Am Ende sieht die Erlebnisführerin auf die Uhr und stellt befriedigt fest: Sie hat den Rundgang in einer Stunde geschafft. Die Führung selbst war nicht sehr interaktiv, sie hat die Teilnehmer:innen regelrecht zugetextet. Die sinken denn auch erschöpft in die Sitzgelegenheiten des letzten Raums: eine orangefarbene Bank an der Wand und ein großer Tisch mit Stühlen, wo man Postkarten gestalten kann, die in einem Ständer zum Mitnehmen angeboten werden. Oder man spricht auf einen alten Kassettenrekorder seine revolutionären Botschaften auf. Nein, das ist nicht die Kinderausstellung „Zoff!“, die befindet sich zwei Ecken weiter am Ende eines langen Gangs. Dies hier ist die Bastelecke für Kinder und Erwachsene.
Auch bei Älteren beliebt
Von politischer Bildungsarbeit spricht die Kuratorin Maaike van Rijn auf Kontext-Nachfrage, von der Aktualität des Themas und von einem Empowerment zur gesellschaftlichen Mitgestaltung. Bedeutet dies, dass sich die Ausstellung vor allem an junge Menschen richtet? Eigentlich an alle Generationen, sagt sie, sie seien aber überrascht gewesen, dass das Thema auch bei Älteren gut ankommt. Alt-68er zum Beispiel, die selber in den 1980er-Jahren Menschenketten gegen den Nato- Doppelbeschluss zur Nachrüstung von Atomraketen organisiert haben.
Nostalgische Erinnerungen, Aggressionen abreagieren, mit Schachfiguren den Bauernkrieg spielen oder an einem Flipper sinnbildlich erkunden, wie viel Drall eine Botschaft benötigt, um in den sozialen Medien zum Zündfunken einer Protestbewegung zu werden: Die Ausstellung bietet für vieles Raum.
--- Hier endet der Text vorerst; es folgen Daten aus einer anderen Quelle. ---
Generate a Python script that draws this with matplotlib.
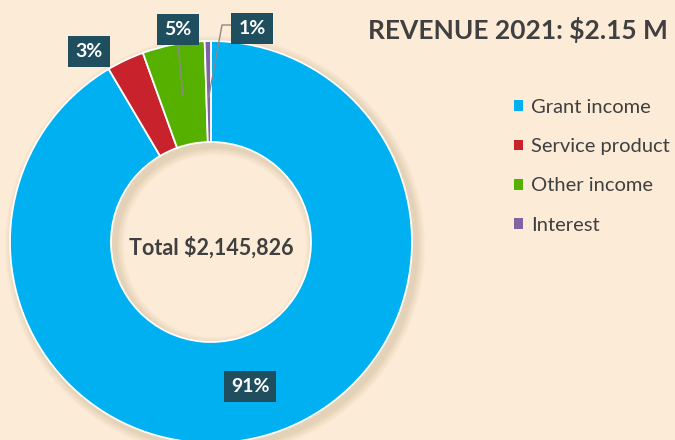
import numpy as np
import matplotlib.pyplot as plt
from matplotlib.patches import Patch, Wedge

# revenue 2021 by source (USD)
sources = ['Grant income', 'Service product', 'Other income', 'Interest']
amounts = [1963326, 64400, 107300, 10800]
colors = ['#00B0F0', '#C8232C', '#56B000', '#8064A2']
title = 'REVENUE 2021: $2.15 M'

total = sum(amounts)
shares = [a / total * 100 for a in amounts]
labels = ['%d%%' % round(s) for s in shares]

plt.rcParams['font.family'] = ['Lato', 'DejaVu Sans']
bg = '#FCEBD6'
fig = plt.figure(figsize=(6.75, 4.4), dpi=100)
fig.patch.set_facecolor(bg)
ax = fig.add_axes([0, 0, 1, 1])
ax.set_facecolor(bg)

cx, cy = 211, 198
r_out, r_in = 201, 100

# soft shadow under the ring
for k in range(8):
    ax.add_patch(Wedge((cx + 4, cy - 4), r_out + 9 - k, 0, 360, width=r_out - r_in + 18 - 2 * k,
                       fc='#8a6a40', ec='none', alpha=0.025))

wedges, _ = ax.pie(amounts, colors=colors, radius=r_out, center=(cx, cy),
                   startangle=90, counterclock=False,
                   wedgeprops=dict(width=r_out - r_in, edgecolor='white', linewidth=1.3))

ax.set_xlim(0, 675)
ax.set_ylim(0, 440)
ax.set_aspect('equal')
ax.axis('off')

box = dict(boxstyle='square,pad=0.36', fc='#1F4E5F', ec='none')
lab_kw = dict(color='white', fontsize=14, fontweight='bold', ha='center', va='center', bbox=box)

# label positions in px (from top-left)
pos = [(250, 386), (89, 51), (178, 29), (252, 28)]
for i, w in enumerate(wedges):
    mid = np.deg2rad((w.theta1 + w.theta2) / 2)
    px, py = pos[i]
    ax.text(px, 440 - py, labels[i], **lab_kw)
    if i == 2:
        x0, y0 = cx + 150 * np.cos(mid), cy + 150 * np.sin(mid)
        ax.plot([px, x0], [440 - py - 15, y0], color='#8a8a8a', lw=1)
    if i == 3:
        x0, y0 = cx + 145 * np.cos(mid), cy + 145 * np.sin(mid)
        ax.plot([px - 21, px - 30, x0], [440 - py + 3, 440 - py + 3, y0], color='#8a8a8a', lw=1)

ax.text(cx, cy - 6, 'Total $%s' % format(total, ','), color='#3F3F3F',
        fontsize=15.5, fontweight='bold', ha='center', va='center')

fig.text(668 / 675, 1 - 30 / 440, title, color='#404040', fontsize=19,
         fontweight='bold', ha='right', va='center')

handles = [Patch(fc=c, ec='none') for c in colors]
fig.legend(handles, sources, loc='upper left', bbox_to_anchor=(506 / 675, 1 - 91 / 440),
           frameon=False, fontsize=14.5, labelcolor='#404040', handlelength=0.45,
           handleheight=0.45, handletextpad=0.4, labelspacing=1.1, borderaxespad=0)

fig.savefig('out.png', dpi=100, facecolor=bg)
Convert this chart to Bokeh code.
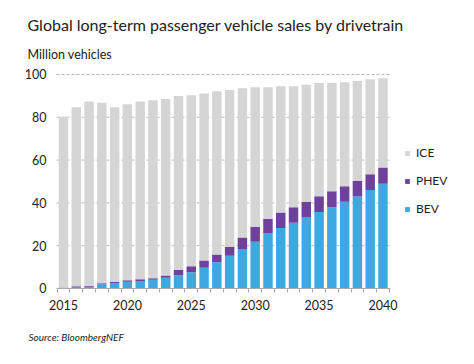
from bokeh.plotting import figure
from bokeh.models import (ColumnDataSource, FixedTicker, Label, Legend, LegendItem)
from bokeh.embed import file_html
from bokeh.resources import INLINE

years = list(range(2015, 2041))
bev = [0.3, 0.5, 0.8, 2.0, 2.5, 3.2, 3.5, 4.1, 5.0, 6.2, 7.6, 9.7, 12.3, 15.3, 18.5,
       21.8, 25.9, 28.3, 30.7, 33.2, 35.7, 38.0, 40.5, 43.0, 46.0, 49.0]
phev = [0.2, 0.5, 0.4, 0.5, 0.5, 0.6, 0.8, 0.7, 1.1, 2.4, 2.8, 3.4, 3.6, 4.2, 5.3,
        7.0, 6.7, 7.2, 7.3, 7.3, 7.4, 7.5, 7.3, 7.3, 7.4, 7.5]
ice = [79.7, 83.7, 86.2, 84.3, 81.7, 82.3, 83.1, 83.2, 82.5, 81.3, 79.9, 78.0, 76.3,
       73.3, 69.8, 65.3, 61.5, 59.0, 56.5, 54.7, 52.9, 50.5, 48.6, 46.7, 44.4, 41.8]
y_ticks = [0, 20, 40, 60, 80, 100]
x_ticks = [2015, 2020, 2025, 2030, 2035, 2040]

FONT = "Lato"
TXT = "#222222"
colors = {"BEV": "#3ea8e0", "PHEV": "#70419c", "ICE": "#d5d5d5"}

# plotting area limits (data units)
X0, X1 = 2014.45, 2040.6

src = ColumnDataSource(dict(year=years, BEV=bev, PHEV=phev, ICE=ice))

W, H = 458, 348
p = figure(width=W, height=H, output_backend="svg", toolbar_location=None,
           x_range=(2010.07, 2045.91), y_range=(-28.04, 134.58),
           min_border=0, title=None)
p.outline_line_color = None
p.xgrid.grid_line_color = None
p.ygrid.grid_line_color = None

# dashed horizontal grid lines limited to the plotting area
grid_y = y_ticks[1:]
p.segment(x0=[X0] * len(grid_y), x1=[X1 + 0.05] * len(grid_y), y0=grid_y, y1=grid_y,
          line_color="#b8b8b8", line_dash="3 2", line_width=1)

rs = p.vbar_stack(["BEV", "PHEV", "ICE"], x="year", width=0.74, source=src,
                  color=[colors["BEV"], colors["PHEV"], colors["ICE"]], line_color=None)

# axes at fixed locations
xa = p.xaxis[0]
xa.fixed_location = 0
xa.bounds = (X0, X1)
xa.ticker = FixedTicker(ticks=x_ticks, minor_ticks=[y + 0.5 for y in range(2014, 2041)])
xa.axis_line_color = "#aaaaaa"
xa.major_tick_line_color = None
xa.minor_tick_line_color = "#aaaaaa"
xa.minor_tick_out = 4
xa.minor_tick_in = 0
xa.major_label_text_font = FONT
xa.major_label_text_font_size = "12.5px"
xa.major_label_text_color = TXT
xa.major_label_standoff = 6

ya = p.yaxis[0]
ya.fixed_location = X0
ya.bounds = (0, 100)
ya.ticker = FixedTicker(ticks=y_ticks)
ya.axis_line_color = None
ya.major_tick_line_color = None
ya.minor_tick_line_color = None
ya.major_label_text_font = FONT
ya.major_label_text_font_size = "12.5px"
ya.major_label_text_color = TXT
ya.major_label_standoff = 4

legend = Legend(items=[LegendItem(label="ICE", renderers=[rs[2]]),
                       LegendItem(label="PHEV", renderers=[rs[1]]),
                       LegendItem(label="BEV", renderers=[rs[0]])],
                location=(404, 132), orientation="vertical")
legend.border_line_color = None
legend.background_fill_alpha = 0
legend.padding = 0
legend.margin = 0
legend.glyph_width = 6
legend.glyph_height = 6
legend.label_standoff = 6
legend.label_height = 14
legend.spacing = 13
legend.label_text_font = FONT
legend.label_text_font_size = "12px"
legend.label_text_color = TXT
p.add_layout(legend, "center")

p.add_layout(Label(x=27, y=H - 24, x_units="screen", y_units="screen",
                   text="Global long-term passenger vehicle sales by drivetrain",
                   text_font=FONT, text_font_size="16px", text_color=TXT,
                   text_baseline="alphabetic"))
p.add_layout(Label(x=27, y=H - 54, x_units="screen", y_units="screen",
                   text="Million vehicles", text_font=FONT, text_font_size="12.5px",
                   text_color=TXT, text_baseline="alphabetic"))
p.add_layout(Label(x=28, y=H - 336, x_units="screen", y_units="screen",
                   text="Source: BloombergNEF", text_font=FONT, text_font_size="10px",
                   text_font_style="italic", text_color=TXT, text_baseline="alphabetic"))

open("out.html", "w").write(file_html(p, INLINE))
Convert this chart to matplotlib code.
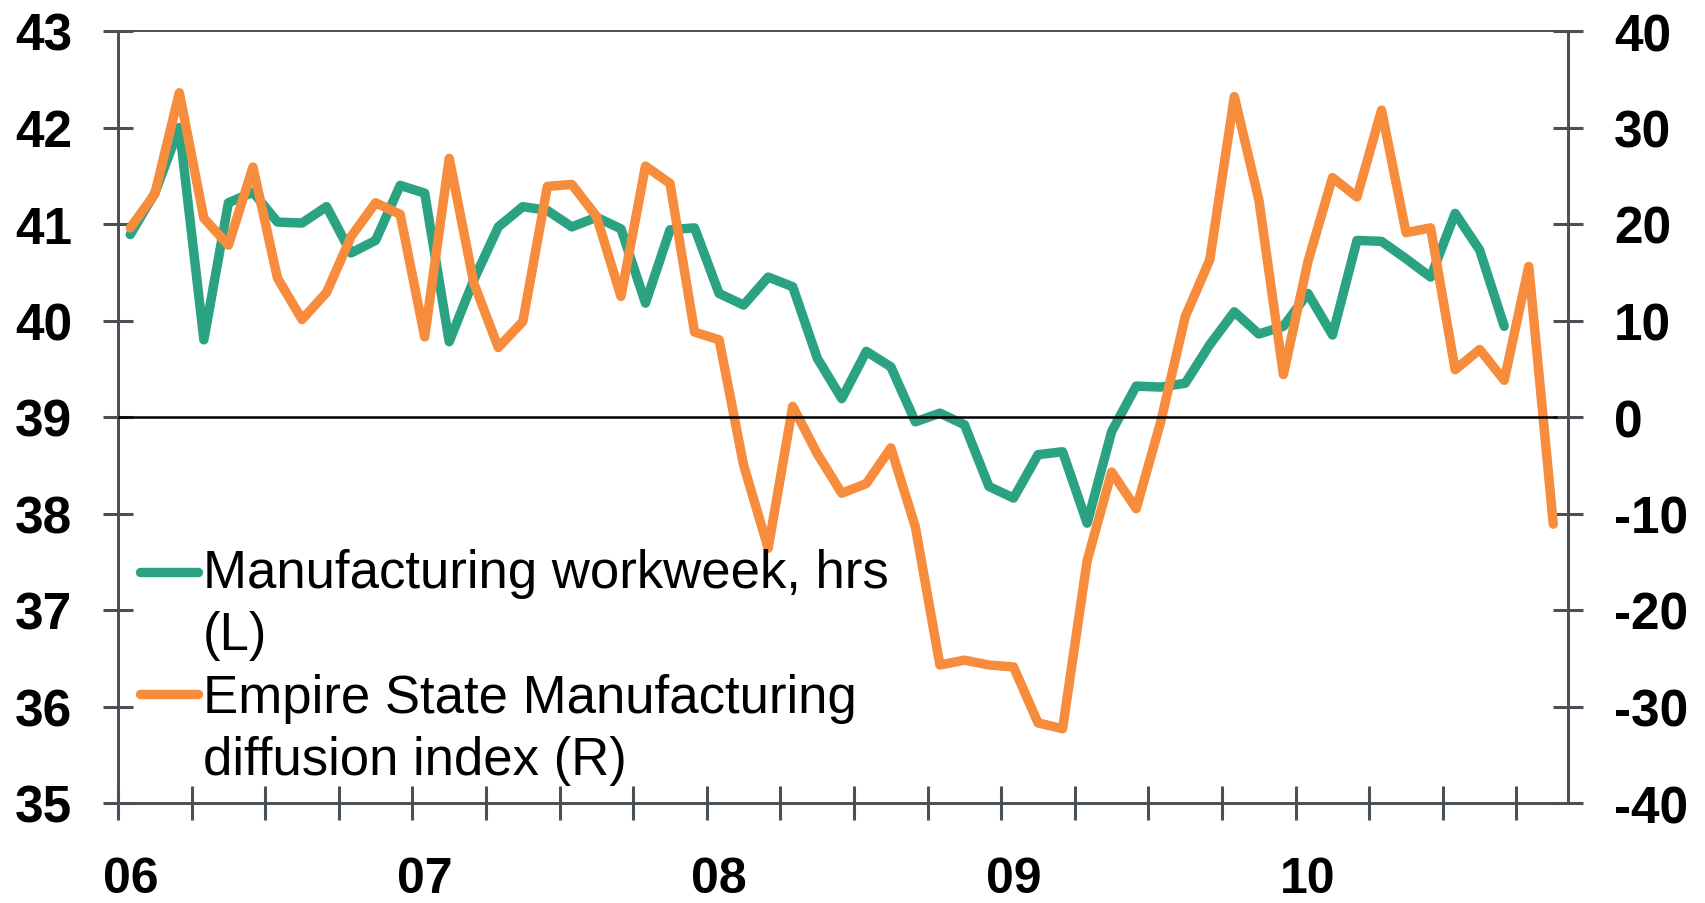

Nur eines kann sie mit all ihren „immersiven Medien“ nicht: Begreiflich machen, warum Menschen für Gerechtigkeit, gegen Klimawandel und Krieg auf die Straße gehen, oder gar, wie es sich anfühlt, dabei zu sein.
Denn es ist nicht einfach nur Wut, was Menschen auf die Straße treibt, es gibt immer auch einen Grund, wenn nicht ein existenzielles Problem – das eigene Überleben oder die Zukunft des Planeten. Wer für ein solches Thema „brennt“ oder auch nur mitlaufen will, muss nicht in die Ausstellung im Landesmuseum gehen, sondern einfach zur nächsten Demonstration. Dort kann er oder sie ganz direkt erfahren, wie sich der Protest anfühlt.